The “timing” of MTN’s announcement of the potentially ruinous R72 billion fine from the Nigerian Communications Commission two hours after the opening of the JSE raised eyebrows, especially since even journalists in Nigeria had known about it the previous day.
The delay could have allowed people in the know to offload shares before the stampede that ensued later in the day.
The mobile giant on Friday belatedly confirmed that it could get into more trouble at home in South Africa and that “senior management of the company and its advisers are currently engaging with the JSE”.
“The JSE can confirm it is investigating the timing of the MTN ... announcement,” read the stock exchange’s own short statement.
It downplayed the risk of a sudden new sanction and added that it “can be a lengthy process”.
The potential transgression would amount to insider trading – proving that would mean combing through trade in MTN shares on Monday morning before the official announcement caused the shares to plummet.

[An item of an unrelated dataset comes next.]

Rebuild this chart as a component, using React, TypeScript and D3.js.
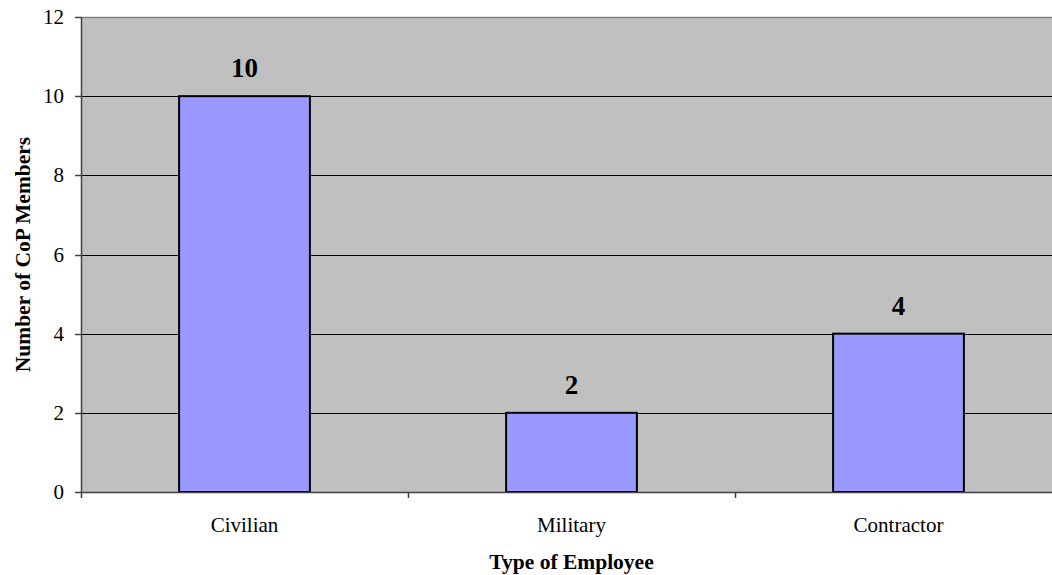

If the JSE finds that someone with knowledge of the fine had got rid of their shares before the general body of shareholders were told about it, the matter would go to the Financial Services Board, which could impose a fine related to the value of the shares sold.
MTN is being raked over the coals for failing to disconnect SIM cards on its network that were not registered in terms of Nigeria’s equivalent of the Regulation of Interception of Communications and Provision of Communication-Related Information Act, popularly known as Rica here.

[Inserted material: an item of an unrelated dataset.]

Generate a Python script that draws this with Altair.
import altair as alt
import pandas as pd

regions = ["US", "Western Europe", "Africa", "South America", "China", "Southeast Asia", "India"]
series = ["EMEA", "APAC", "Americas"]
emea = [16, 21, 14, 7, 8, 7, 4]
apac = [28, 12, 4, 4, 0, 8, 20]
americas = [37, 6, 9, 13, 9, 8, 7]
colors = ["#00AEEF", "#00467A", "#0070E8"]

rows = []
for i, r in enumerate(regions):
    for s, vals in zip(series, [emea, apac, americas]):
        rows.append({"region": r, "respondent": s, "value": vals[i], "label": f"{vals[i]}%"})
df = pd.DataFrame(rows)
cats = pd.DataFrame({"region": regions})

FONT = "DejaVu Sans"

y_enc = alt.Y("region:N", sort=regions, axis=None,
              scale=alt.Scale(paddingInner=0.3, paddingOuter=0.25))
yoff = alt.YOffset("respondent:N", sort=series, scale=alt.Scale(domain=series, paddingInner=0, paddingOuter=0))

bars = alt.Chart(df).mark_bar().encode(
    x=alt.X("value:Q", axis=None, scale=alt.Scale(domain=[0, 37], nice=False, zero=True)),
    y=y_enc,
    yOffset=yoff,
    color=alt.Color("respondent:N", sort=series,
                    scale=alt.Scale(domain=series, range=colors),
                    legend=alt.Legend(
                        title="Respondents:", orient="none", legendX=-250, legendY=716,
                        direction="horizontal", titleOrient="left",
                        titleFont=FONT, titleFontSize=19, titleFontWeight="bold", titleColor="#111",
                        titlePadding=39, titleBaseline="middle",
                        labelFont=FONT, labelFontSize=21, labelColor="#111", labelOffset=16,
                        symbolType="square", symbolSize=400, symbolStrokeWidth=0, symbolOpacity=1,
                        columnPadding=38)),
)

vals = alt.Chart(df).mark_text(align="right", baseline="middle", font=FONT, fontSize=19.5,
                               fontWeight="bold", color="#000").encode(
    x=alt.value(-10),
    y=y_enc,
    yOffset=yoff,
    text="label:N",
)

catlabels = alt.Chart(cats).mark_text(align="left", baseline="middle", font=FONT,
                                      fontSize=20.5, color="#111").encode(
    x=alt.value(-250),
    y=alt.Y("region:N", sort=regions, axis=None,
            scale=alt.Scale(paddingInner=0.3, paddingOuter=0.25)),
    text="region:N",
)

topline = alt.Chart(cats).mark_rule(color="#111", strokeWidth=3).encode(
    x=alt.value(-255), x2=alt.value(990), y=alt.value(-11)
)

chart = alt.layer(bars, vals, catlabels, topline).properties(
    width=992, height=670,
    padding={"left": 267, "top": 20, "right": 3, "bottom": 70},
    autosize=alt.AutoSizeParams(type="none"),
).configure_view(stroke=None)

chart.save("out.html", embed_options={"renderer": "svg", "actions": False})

There were 5.1 million MTN SIM cards on the network in the country when a deadline on August 11 came and went.
A fine of about $1 000 (R13 800) per SIM followed. MTN says it had disconnected all the offending SIM cards by the end of August.

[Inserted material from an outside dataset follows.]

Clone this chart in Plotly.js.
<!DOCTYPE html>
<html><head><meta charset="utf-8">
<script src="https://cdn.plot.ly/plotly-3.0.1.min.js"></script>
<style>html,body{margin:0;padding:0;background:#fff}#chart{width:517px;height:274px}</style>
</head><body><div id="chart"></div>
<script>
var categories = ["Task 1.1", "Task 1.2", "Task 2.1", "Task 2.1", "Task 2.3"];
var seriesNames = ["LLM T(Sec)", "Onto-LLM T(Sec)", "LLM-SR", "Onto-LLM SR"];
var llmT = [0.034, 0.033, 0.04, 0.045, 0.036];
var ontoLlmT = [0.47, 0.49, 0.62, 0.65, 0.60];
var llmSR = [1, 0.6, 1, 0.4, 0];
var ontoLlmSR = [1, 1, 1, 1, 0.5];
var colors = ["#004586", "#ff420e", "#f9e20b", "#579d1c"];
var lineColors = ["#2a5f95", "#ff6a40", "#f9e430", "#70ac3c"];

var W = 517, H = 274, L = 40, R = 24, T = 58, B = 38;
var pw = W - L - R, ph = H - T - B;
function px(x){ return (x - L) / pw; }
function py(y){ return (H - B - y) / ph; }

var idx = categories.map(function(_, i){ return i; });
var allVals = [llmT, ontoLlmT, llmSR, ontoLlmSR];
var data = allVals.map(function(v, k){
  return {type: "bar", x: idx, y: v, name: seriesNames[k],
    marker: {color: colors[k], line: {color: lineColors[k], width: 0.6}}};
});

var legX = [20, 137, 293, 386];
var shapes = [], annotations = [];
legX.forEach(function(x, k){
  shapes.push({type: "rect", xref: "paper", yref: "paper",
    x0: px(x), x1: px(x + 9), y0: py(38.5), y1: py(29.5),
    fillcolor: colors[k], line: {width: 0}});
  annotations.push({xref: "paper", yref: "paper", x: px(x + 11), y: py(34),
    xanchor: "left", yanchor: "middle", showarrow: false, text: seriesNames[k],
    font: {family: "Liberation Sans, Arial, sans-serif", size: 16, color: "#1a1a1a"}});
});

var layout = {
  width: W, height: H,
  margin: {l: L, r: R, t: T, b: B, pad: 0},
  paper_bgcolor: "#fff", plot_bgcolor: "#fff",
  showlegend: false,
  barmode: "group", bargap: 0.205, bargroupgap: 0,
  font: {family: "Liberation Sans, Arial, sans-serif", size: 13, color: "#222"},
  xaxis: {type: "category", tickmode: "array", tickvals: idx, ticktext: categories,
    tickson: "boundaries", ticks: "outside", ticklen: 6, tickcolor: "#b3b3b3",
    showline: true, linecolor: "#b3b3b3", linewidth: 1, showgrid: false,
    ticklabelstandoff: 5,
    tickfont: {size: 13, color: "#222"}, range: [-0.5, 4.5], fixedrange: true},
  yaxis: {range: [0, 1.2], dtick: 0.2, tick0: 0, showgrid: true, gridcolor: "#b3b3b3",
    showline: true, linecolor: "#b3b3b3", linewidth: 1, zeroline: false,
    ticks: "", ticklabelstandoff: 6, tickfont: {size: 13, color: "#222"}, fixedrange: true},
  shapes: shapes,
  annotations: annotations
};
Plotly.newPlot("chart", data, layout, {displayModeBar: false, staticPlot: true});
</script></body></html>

In its set of results released just over a week ago (October 22), MTN reported how it had also re-registered 3.4 million of the 5.1 million subscribers.
MTN’s announcement about the fine was made on the JSE’s news service at around 11am on Monday. News of the fine had, however, already been leaked to the Nigerian Technology Times and published the previous evening. By 4am on Monday, Nigeria’s Leadership magazine had also followed up on the story.
The JSE will presumably look into any trade in shares on Monday morning before the official confirmation by MTN.
MTN Group CEO Sifiso Dabengwa was in Nigeria this week to bargain with the communications commission about the fine.
The fine of 1 trillion naira (R72 billion) amounts to almost a quarter of the Nigerian government’s federal budget.
It is worth 20% of MTN’s total market value on the JSE – at least it was before the announcement.
It would claim more than a year’s profits for the entire MTN Group.
Enough investors took the threat seriously to offload about 90 million shares this week at prices last seen in 2013, turning the R352 billion company into a R292 billion one.
Ratings agencies Standard & Poor’s and Moody’s downgraded the company’s bonds, potentially costing MTN more money if it intends to raise debt.
The share sell-off will cast a massive shadow over what MTN had hoped would be a good-news week, as its broad-based BEE scheme, Zakhele, starts trading on the JSE’s special BEE segment on Thursday.
Shareholders in the scheme – which owns 4% of MTN – who had hoped to cash in, will have to take a massive loss or hold on to the shares.
The old over-the-counter system for trading Zakhele shares closed last month to prepare for the transition.
After this week’s plunge, the entire Zakhele scheme’s value dropped from R14 billion to R11.4 billion, before the traditional discount that BEE schemes suffer because anyone buying shares has to be approved and confirmed to be a black South African.